Everyone except senior Sue Logsdon returns this year, and a third straight 20-win season is expected. First-team all-Metro center Jenny Root and second-team choice Christi Osborne lead a team that will welcome, among others, Virginia Group A player of the year Lynette Nolley of Floyd County High School.
BASEBALL: Tech's baseball team followed a so-so regular season by winning the Metro tournament in Louisville, Ky., with uncharacteristically strong pitching.

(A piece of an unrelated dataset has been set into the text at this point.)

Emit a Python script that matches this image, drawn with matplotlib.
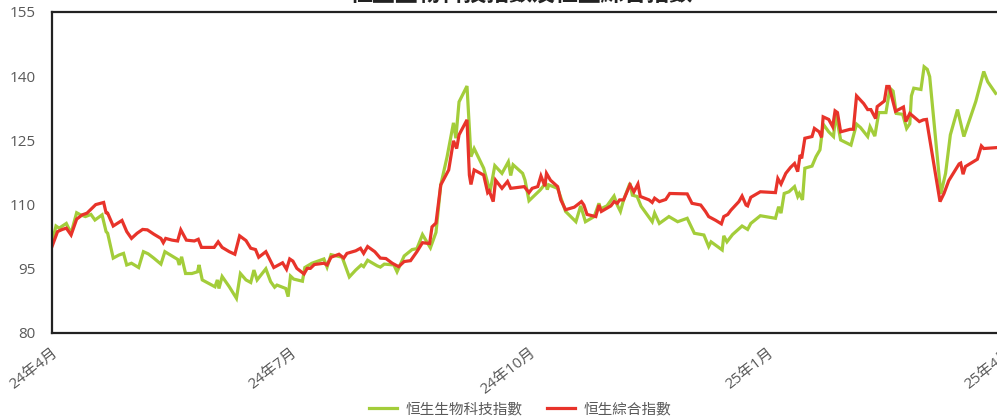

That gave coach Chuck Hartman, winner of more than 1,000 games in 35 years at Tech and High Point College, his first NCAA bid.
The Hokies went 0-2 in the double-elimination NCAA regional. To get back, they'll have to replace catcher Denny Hedspeth, second baseman Justin Dobson and left-handed pitcher Rob Gibson.
Tech does bring back young talent that includes reliever Charlie Gillian, whose 12 saves made him a first-team Mizuno Freshman All-America; sophomore shortstop Kevin Kurilla, who played well at year's end; and left-handed pitcher Brian Fitzgerald, who was 7-4 as a sophomore.
GOLF: Much of the talent that led Tech's golf team to its first NCAA Tournament bid since 1967 returns, including Brian Sharp, Sean Farrell and Curtis Deal, who finished in the top seven in three straight tournaments early last year and was fourth overall at the NCAA East Regional.
TRACK & CROSS COUNTRY: Tech figures to perpetuate its traditional strength in these sports. Mike Cox returns for his sophomore year after qualifying for the World Junior Cross Country Championships in Budapest, Hungary, last year. Classmate Marshall Ferguson and rising junior George Probst contributed in cross country. The women's cross country team hopes Melissa Ward, 10th in the Metro Conference race last year, can help the Hokies improve.
The men's track team has won two straight Metro indoor titles but has lost star pole vaulter Chris Williams. The outdoor teams return stars such as sophomore Detra Edmunds (school record holder in the triple jump); sophomore thrower Johli Carscallen; junior hurdler Erin Graham; Cox in distance events; and javelin thrower Chris Sieben.
OTHER SPORTS: Tech's normally successful volleyball team sagged to a 17-18 record but lost just one senior and hopes experience helps the younger players.
The women's soccer team was 6-10-1 in its first season; the men's soccer team hopes for better than a 1-4 record against Metro competition.
The men's and women's tennis teams weren't factors in Metro play and need sophomores Oliver Mayo and Daria Ivan to anchor singles play.
Heavyweight wrestler Josh Feldman, an All-American, and NCAA qualifier Dante Winslow leave the wrestling team to rebuild.
Tech's swim teams, once scheduled to be cut by the athletic department, got a reprieve that could help stabilize the programs.